P.A.N. : Oui, bien sûr. Ce régime est le mien. En tant que président du FPI, je me trouve
à un poste de combat. Si le chef de l’État me demande de m’en confier un autre, je
m’exécuterai. Je vous l’affirme sans faux-fuyants.Je ne peux pas me dérober devant une tâche qui permettrait de libérer mon pays.
J.A.I. : Qu’attendez-vous de la communauté internationale, à ce stade de la crise ivoirienne ?
P.A.N. : Je n’en attends sérieusement pas grand-chose. Nous ne savons plus quoi dire à cette communauté internationale, après avoir passé plus de deux ans à discuter avec elle.
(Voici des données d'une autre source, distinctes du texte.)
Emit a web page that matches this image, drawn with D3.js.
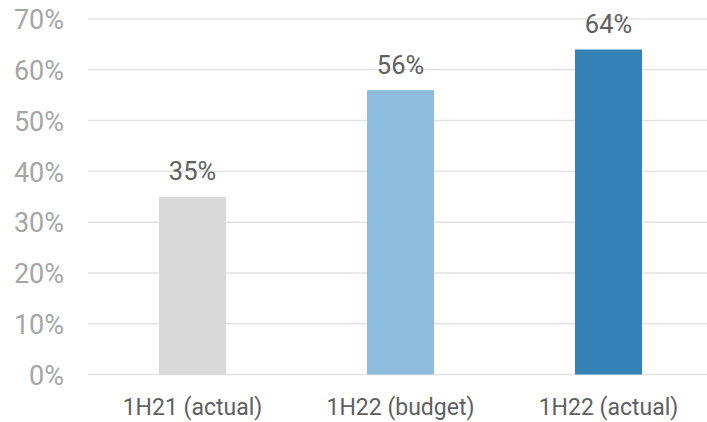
<!DOCTYPE html>
<html>
<head>
<meta charset="utf-8">
<script src="https://cdn.jsdelivr.net/npm/d3@7/dist/d3.min.js"></script>
<style>
  html, body { margin: 0; padding: 0; background: #fff; }
  svg { display: block; font-family: Roboto, "Noto Sans", sans-serif; }
</style>
</head>
<body>
<svg id="chart" width="707" height="422"></svg>
<script>
// Share of the period, by half-year
const categories = ["1H21 (actual)", "1H22 (budget)", "1H22 (actual)"];
const values = [35, 56, 64];
const colors = ["#d9d9d9", "#8ebcde", "#3481b7"];
const yTicks = [0, 10, 20, 30, 40, 50, 60, 70];

const svg = d3.select("#chart");
const W = 707;

const x = d3.scaleBand()
  .domain(categories)
  .range([88.5, 712.5])
  .paddingInner(0.678)
  .paddingOuter(0.339);

const y = d3.scaleLinear()
  .domain([0, 70])
  .range([374.5, 19]);

// Horizontal gridlines
svg.append("g")
  .selectAll("line")
  .data(yTicks)
  .join("line")
  .attr("x1", 88)
  .attr("x2", W)
  .attr("y1", d => y(d))
  .attr("y2", d => y(d))
  .attr("stroke", "#e3e3e3")
  .attr("stroke-width", 1.5);

// Y axis labels
const yAxis = d3.axisLeft(y)
  .tickValues(yTicks)
  .tickFormat(d => d + "%")
  .tickSize(0)
  .tickPadding(0);

svg.append("g")
  .attr("transform", "translate(64,0)")
  .call(yAxis)
  .call(g => g.select(".domain").remove())
  .call(g => g.selectAll("text")
    .attr("fill", "#a6a6a6")
    .style("font-size", "27px")
    .style("font-family", "Roboto, sans-serif")
    .attr("dy", "0.36em"));

// Bars
svg.append("g")
  .selectAll("rect")
  .data(values)
  .join("rect")
  .attr("x", (d, i) => x(categories[i]))
  .attr("width", x.bandwidth())
  .attr("y", d => y(d))
  .attr("height", d => y(0) - y(d))
  .attr("fill", (d, i) => colors[i]);

// Value labels above bars
svg.append("g")
  .selectAll("text")
  .data(values)
  .join("text")
  .attr("x", (d, i) => x(categories[i]) + x.bandwidth() / 2)
  .attr("y", d => y(d) - 16.5)
  .attr("text-anchor", "middle")
  .attr("fill", "#606060")
  .style("font-size", "25.5px")
  .text(d => d + "%");

// Category labels
const xAxis = d3.axisBottom(x).tickSize(0).tickPadding(0);
svg.append("g")
  .attr("transform", "translate(0,415)")
  .call(xAxis)
  .call(g => g.select(".domain").remove())
  .call(g => g.selectAll("text")
    .attr("dy", 0)
    .attr("y", 0)
    .attr("fill", "#606060")
    .style("font-size", "23px")
    .style("font-family", "Roboto, sans-serif"));
</script>
</body>
</html>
Ce que nous vivons actuellement en Côte d’Ivoire est imputable autant à l’échec du gouvernement de réconciliation nationale qu’à la faiblesse de la communauté internationale.
Cette crise m’a personnellement permis de comprendre jusqu’à quel point ce qu’on appelle « la communauté internationale » manque de consistance. Je suis peiné de découvrir qu’elle n’est que dans l’incohérence, la lenteur, le double jeu L’Organisation des Nations unies, la Communauté économique des États de l’Afrique de l’Ouest (Cedeao) et les autres intervenants ont montré dans notre pays leurs carences en matière de résolution
des conflits. C’est d’autant plus inquiétant que le problème ivoirien est simple, à mille
lieues des situations chaotiques qu’on a connues au Liberia et en Sierra Leone.